### Instructions to follow
Images should be left out, and everything else in the listing reproduced exactly.

### Available data

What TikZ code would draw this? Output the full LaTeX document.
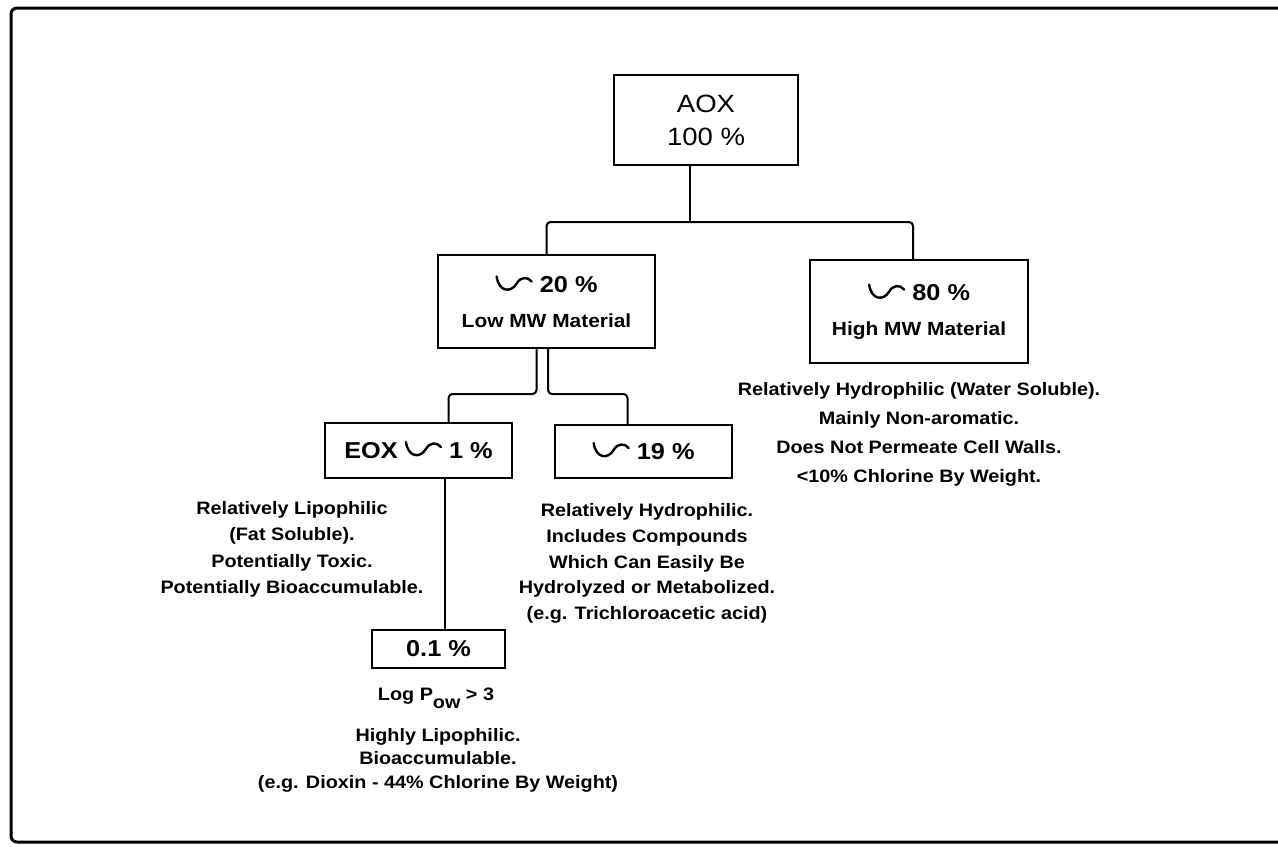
\documentclass[tikz,border=0pt]{standalone}
\usepackage{fontspec}
\setmainfont{Liberation Sans}[FakeStretch=1.1]
\usepackage{tikz}
\newcommand{\approxsym}[0]{\tikz[baseline=0pt, x=1pt, y=1pt, line width=1.2pt, line cap=round]\draw (0,8) .. controls (1,0.5) and (7,-0.5) .. (10,4.5) .. controls (12,8) and (15.5,8) .. (17.5,5.5);}
\newcommand{\boxfont}[0]{\fontsize{11.5}{17.5}\selectfont\bfseries}
\newcommand{\notefont}[1]{\fontsize{9}{#1}\selectfont\bfseries}

\begin{document}
\begin{tikzpicture}[x=0.5pt, y=-0.5pt]
  \tikzset{
    box/.style={draw, line width=1pt, align=center, inner sep=0pt},
    link/.style={line width=1pt, rounded corners=2pt},
    note/.style={align=center, anchor=north, inner sep=0pt}
  }
  \useasboundingbox (0,0) rectangle (1278,846);
  \draw[line width=1.5pt, rounded corners=3pt] (1280,8) -- (11,8) -- (11,842) -- (1280,842);

  \node[box, minimum width=92pt, minimum height=45pt, font=\fontsize{12.5}{16.5}\selectfont] (aox) at (706,120) {AOX\\100 \%};
  \node[box, minimum width=108.5pt, minimum height=46.5pt, font=\fontsize{9.5}{17.5}\selectfont\bfseries] (lowmw) at (546.5,301.5) {{\boxfont\approxsym\ 20 \%}\\Low MW Material};
  \node[box, minimum width=109pt, minimum height=51.5pt, font=\fontsize{9.5}{17.5}\selectfont\bfseries] (highmw) at (919,311.5) {{\boxfont\approxsym\ 80 \%}\\High MW Material};
  \node[box, minimum width=93.5pt, minimum height=27.5pt, font=\boxfont] (eox) at (418.5,450.5) {EOX \approxsym\ 1 \%};
  \node[box, minimum width=88.5pt, minimum height=26.5pt, font=\boxfont] (p19) at (643.5,451.5) {\approxsym\ 19 \%};
  \node[box, minimum width=66.5pt, minimum height=19pt, font=\boxfont] (p01) at (438.5,649) {0.1 \%};

  \node[note, font=\notefont{14.5}] (highnote) at (919,382) {Relatively Hydrophilic (Water Soluble).\\Mainly Non-aromatic.\\Does Not Permeate Cell Walls.\\<10\% Chlorine By Weight.};
  \node[note, font=\notefont{13.25}] (lipnote) at (292,501) {Relatively Lipophilic\\(Fat Soluble).\\Potentially Toxic.\\Potentially Bioaccumulable.};
  \node[note, font=\notefont{12.9}] (hydnote) at (647,503) {Relatively Hydrophilic.\\Includes Compounds\\Which Can Easily Be\\Hydrolyzed or Metabolized.\\(e.g. Trichloroacetic acid)};
  \node[note, font=\notefont{12}] (lognote) at (436,688) {Log P\raisebox{-4pt}{ow} > 3};
  \node[note, font=\notefont{11.75}] (pownote) at (438,728) {Highly Lipophilic.\\Bioaccumulable.\\(e.g. Dioxin - 44\% Chlorine By Weight)};

  \coordinate (split) at (690,222);
  \draw[link] (aox.south -| split) -- (split);
  \draw[link] (lowmw.north) |- (split) -| ([xshift=-3pt]highmw.north);
  \draw[link] ([xshift=-5pt]lowmw.south) -- ++(0,45) -| ([xshift=15pt]eox.north);
  \draw[link] ([xshift=0.75pt]lowmw.south) -- ++(0,45) -| ([xshift=-8pt]p19.north);
  \draw[link] ([xshift=13pt]eox.south) -- ([xshift=13pt]eox.south |- p01.north);
\end{tikzpicture}
\end{document}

### Problem solution
What TikZ code would draw this? Output the full LaTeX document.
\documentclass[tikz,border=0pt]{standalone}
\usepackage{fontspec}
\setmainfont{Liberation Sans}[FakeStretch=1.1]
\usepackage{tikz}
\newcommand{\approxsym}[0]{\tikz[baseline=0pt, x=1pt, y=1pt, line width=1.2pt, line cap=round]\draw (0,8) .. controls (1,0.5) and (7,-0.5) .. (10,4.5) .. controls (12,8) and (15.5,8) .. (17.5,5.5);}
\newcommand{\boxfont}[0]{\fontsize{11.5}{17.5}\selectfont\bfseries}
\newcommand{\notefont}[1]{\fontsize{9}{#1}\selectfont\bfseries}

\begin{document}
\begin{tikzpicture}[x=0.5pt, y=-0.5pt]
  \tikzset{
    box/.style={draw, line width=1pt, align=center, inner sep=0pt},
    link/.style={line width=1pt, rounded corners=2pt},
    note/.style={align=center, anchor=north, inner sep=0pt}
  }
  \useasboundingbox (0,0) rectangle (1278,846);
  \draw[line width=1.5pt, rounded corners=3pt] (1280,8) -- (11,8) -- (11,842) -- (1280,842);

  \node[box, minimum width=92pt, minimum height=45pt, font=\fontsize{12.5}{16.5}\selectfont] (aox) at (706,120) {AOX\\100 \%};
  \node[box, minimum width=108.5pt, minimum height=46.5pt, font=\fontsize{9.5}{17.5}\selectfont\bfseries] (lowmw) at (546.5,301.5) {{\boxfont\approxsym\ 20 \%}\\Low MW Material};
  \node[box, minimum width=109pt, minimum height=51.5pt, font=\fontsize{9.5}{17.5}\selectfont\bfseries] (highmw) at (919,311.5) {{\boxfont\approxsym\ 80 \%}\\High MW Material};
  \node[box, minimum width=93.5pt, minimum height=27.5pt, font=\boxfont] (eox) at (418.5,450.5) {EOX \approxsym\ 1 \%};
  \node[box, minimum width=88.5pt, minimum height=26.5pt, font=\boxfont] (p19) at (643.5,451.5) {\approxsym\ 19 \%};
  \node[box, minimum width=66.5pt, minimum height=19pt, font=\boxfont] (p01) at (438.5,649) {0.1 \%};

  \node[note, font=\notefont{14.5}] (highnote) at (919,382) {Relatively Hydrophilic (Water Soluble).\\Mainly Non-aromatic.\\Does Not Permeate Cell Walls.\\<10\% Chlorine By Weight.};
  \node[note, font=\notefont{13.25}] (lipnote) at (292,501) {Relatively Lipophilic\\(Fat Soluble).\\Potentially Toxic.\\Potentially Bioaccumulable.};
  \node[note, font=\notefont{12.9}] (hydnote) at (647,503) {Relatively Hydrophilic.\\Includes Compounds\\Which Can Easily Be\\Hydrolyzed or Metabolized.\\(e.g. Trichloroacetic acid)};
  \node[note, font=\notefont{12}] (lognote) at (436,688) {Log P\raisebox{-4pt}{ow} > 3};
  \node[note, font=\notefont{11.75}] (pownote) at (438,728) {Highly Lipophilic.\\Bioaccumulable.\\(e.g. Dioxin - 44\% Chlorine By Weight)};

  \coordinate (split) at (690,222);
  \draw[link] (aox.south -| split) -- (split);
  \draw[link] (lowmw.north) |- (split) -| ([xshift=-3pt]highmw.north);
  \draw[link] ([xshift=-5pt]lowmw.south) -- ++(0,45) -| ([xshift=15pt]eox.north);
  \draw[link] ([xshift=0.75pt]lowmw.south) -- ++(0,45) -| ([xshift=-8pt]p19.north);
  \draw[link] ([xshift=13pt]eox.south) -- ([xshift=13pt]eox.south |- p01.north);
\end{tikzpicture}
\end{document}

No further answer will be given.